Problem to work on: Skip all pictures, then copy the lines from the start of the data through the line with "2005, 2010, 2015]", keeping both ends.

Given data:

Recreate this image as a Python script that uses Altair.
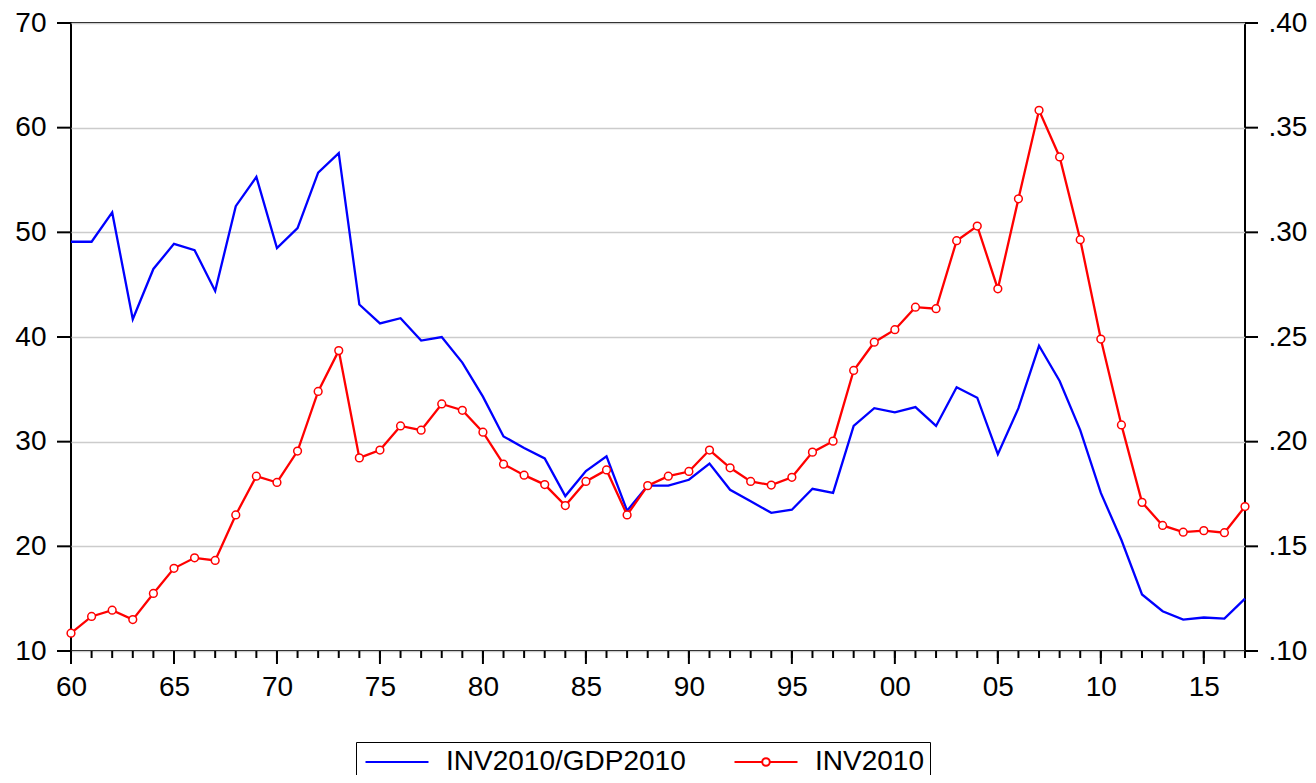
import altair as alt
import pandas as pd

years = list(range(1960, 2018))
major_years = [1960, 1965, 1970, 1975, 1980, 1985, 1990, 1995, 2000, 2005, 2010, 2015]

inv2010 = [11.7, 13.3, 13.9, 13.0, 15.5, 17.9, 18.9, 18.65, 23.0, 26.7,
           26.1, 29.1, 34.8, 38.7, 28.45, 29.2, 31.5, 31.1, 33.6, 33.0,
           30.9, 27.85, 26.8, 25.9, 23.9, 26.2, 27.3, 23.0, 25.8, 26.7,
           27.15, 29.2, 27.5, 26.2, 25.85, 26.6, 29.0, 30.05, 36.8, 39.5,
           40.7, 42.85, 42.7, 49.2, 50.6, 44.6, 53.2, 61.66, 57.2, 49.3,
           39.8, 31.6, 24.2, 22.0, 21.35, 21.5, 21.3, 23.8]

inv_gdp = [0.2955, 0.2955, 0.3095, 0.2585, 0.2825, 0.2945, 0.2915, 0.2720, 0.3125, 0.3265,
           0.2925, 0.3020, 0.3285, 0.3378, 0.2655, 0.2565, 0.2590, 0.2483, 0.2500, 0.2378,
           0.2215, 0.2025, 0.1970, 0.1920, 0.1740, 0.1860, 0.1930, 0.1670, 0.1790, 0.1790,
           0.1818, 0.1895, 0.1770, 0.1715, 0.1660, 0.1675, 0.1775, 0.1755, 0.2075, 0.2160,
           0.2140, 0.2165, 0.2075, 0.2260, 0.2210, 0.1940, 0.2160, 0.2458, 0.2290, 0.2055,
           0.1755, 0.1530, 0.1270, 0.1190, 0.1150, 0.1160, 0.1155, 0.1250]

series_names = ["INV2010/GDP2010", "INV2010"]
series_colors = ["#0000ff", "#ff0000"]
left_ticks = [10, 20, 30, 40, 50, 60, 70]
right_ticks = [0.10, 0.15, 0.20, 0.25, 0.30, 0.35, 0.40]

df = pd.DataFrame({
    "year": years + years,
    "value": inv_gdp + inv2010,
    "series": [series_names[0]] * len(years) + [series_names[1]] * len(years),
})
df_minor = pd.DataFrame({"year": years})
df_major = pd.DataFrame({"year": major_years})
df_left = pd.DataFrame({"value": left_ticks})
df_right = pd.DataFrame({"value": right_ticks})

FONT = "Liberation Sans"
W, H = 1174, 628
x_scale = alt.Scale(domain=[1960, 2017], nice=False, zero=False)

x_enc = alt.X(
    "year:Q", scale=x_scale,
    axis=alt.Axis(orient="bottom", values=major_years,
                  labelExpr="substring(toString(datum.value), 2)",
                  ticks=False, domain=False, labelOverlap=False, labelFlush=False,
                  grid=False, title=None, labelPadding=22, labelFontSize=28),
)

y_right = alt.Y("value:Q",
                scale=alt.Scale(domain=[0.10, 0.40], nice=False, zero=False),
                axis=alt.Axis(orient="right", values=right_ticks,
                              labelExpr="substring(format(datum.value, '.2f'), 1)",
                              ticks=False, domain=False,
                              grid=False, title=None, labelPadding=23,
                              labelFontSize=28, labelFlush=False, labelOverlap=False))

y_left = alt.Y("value:Q",
               scale=alt.Scale(domain=[10, 70], nice=False, zero=False),
               axis=alt.Axis(orient="left", values=left_ticks, format="d",
                             ticks=False, domain=False,
                             grid=True, gridColor="#cccccc", gridWidth=1.5,
                             title=None, labelPadding=25,
                             labelFontSize=28, labelFlush=False, labelOverlap=False))

TICK = dict(color="#000000", strokeWidth=2, clip=False, opacity=1)

# ---- blue series (right scale) ----
blue_line = alt.Chart(df).transform_filter(
    alt.datum.series == series_names[0]
).mark_line(color=series_colors[0], strokeWidth=2.3).encode(x=x_enc, y=y_right)

right_tick_marks = alt.Chart(df_right).mark_rule(**TICK).encode(
    y=y_right, x=alt.value(W), x2=alt.value(W + 13))

blue_group = alt.layer(blue_line, right_tick_marks)

# ---- red series (left scale) ----
red_base = alt.Chart(df).transform_filter(alt.datum.series == series_names[1])
red_line = red_base.mark_line(color=series_colors[1], strokeWidth=2.3).encode(x=x_enc, y=y_left)
red_pts = red_base.mark_point(shape="circle", filled=True, fill="white",
                              stroke=series_colors[1], strokeWidth=1.5,
                              size=60, opacity=1).encode(x=x_enc, y=y_left)

left_tick_marks = alt.Chart(df_left).mark_rule(**TICK).encode(
    y=y_left, x=alt.value(-14), x2=alt.value(0))

minor_x_ticks = alt.Chart(df_minor).mark_rule(**TICK).encode(
    x=x_enc, y=alt.value(H), y2=alt.value(H + 7))
major_x_ticks = alt.Chart(df_major).mark_rule(**TICK).encode(
    x=x_enc, y=alt.value(H), y2=alt.value(H + 13))

# ---- legend ----
path_line = "M-1,0L5,0"
path_line_circle = ("M-1,0L1.64,0M2.36,0L5,0"
                    "M1.64,0A0.36,0.36 0 1,0 2.36,0A0.36,0.36 0 1,0 1.64,0Z")

leg = alt.Legend(title=None, orient="none", legendX=285, legendY=719,
                 direction="horizontal", labelFontSize=28, labelFont=FONT,
                 symbolSize=441, symbolStrokeWidth=2, symbolFillColor="white",
                 strokeColor="black", padding=6, labelOffset=56,
                 columnPadding=44, labelColor="black", labelLimit=400)

legend_layer = alt.Chart(df).transform_filter("false").mark_point(
    filled=True, fill="white", strokeWidth=2, opacity=1
).encode(
    stroke=alt.Stroke("series:N", scale=alt.Scale(domain=series_names, range=series_colors), legend=leg),
    shape=alt.Shape("series:N", scale=alt.Scale(domain=series_names, range=[path_line, path_line_circle]), legend=leg),
)

red_group = alt.layer(red_line, red_pts, left_tick_marks, minor_x_ticks, major_x_ticks, legend_layer)

chart = alt.layer(blue_group, red_group).resolve_scale(
    y="independent"
).properties(
    width=W, height=H,
    autosize=alt.AutoSizeParams(type="none"),
    padding={"left": 63, "top": 15, "right": 63, "bottom": 124},
).configure_view(
    stroke="black", strokeWidth=2, clip=False
).configure_axis(
    labelFont=FONT, labelColor="black",
)

chart.save("out.html", embed_options={"renderer": "svg", "actions": False})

Finished answer:
Recreate this image as a Python script that uses Altair.
import altair as alt
import pandas as pd

years = list(range(1960, 2018))
major_years = [1960, 1965, 1970, 1975, 1980, 1985, 1990, 1995, 2000, 2005, 2010, 2015]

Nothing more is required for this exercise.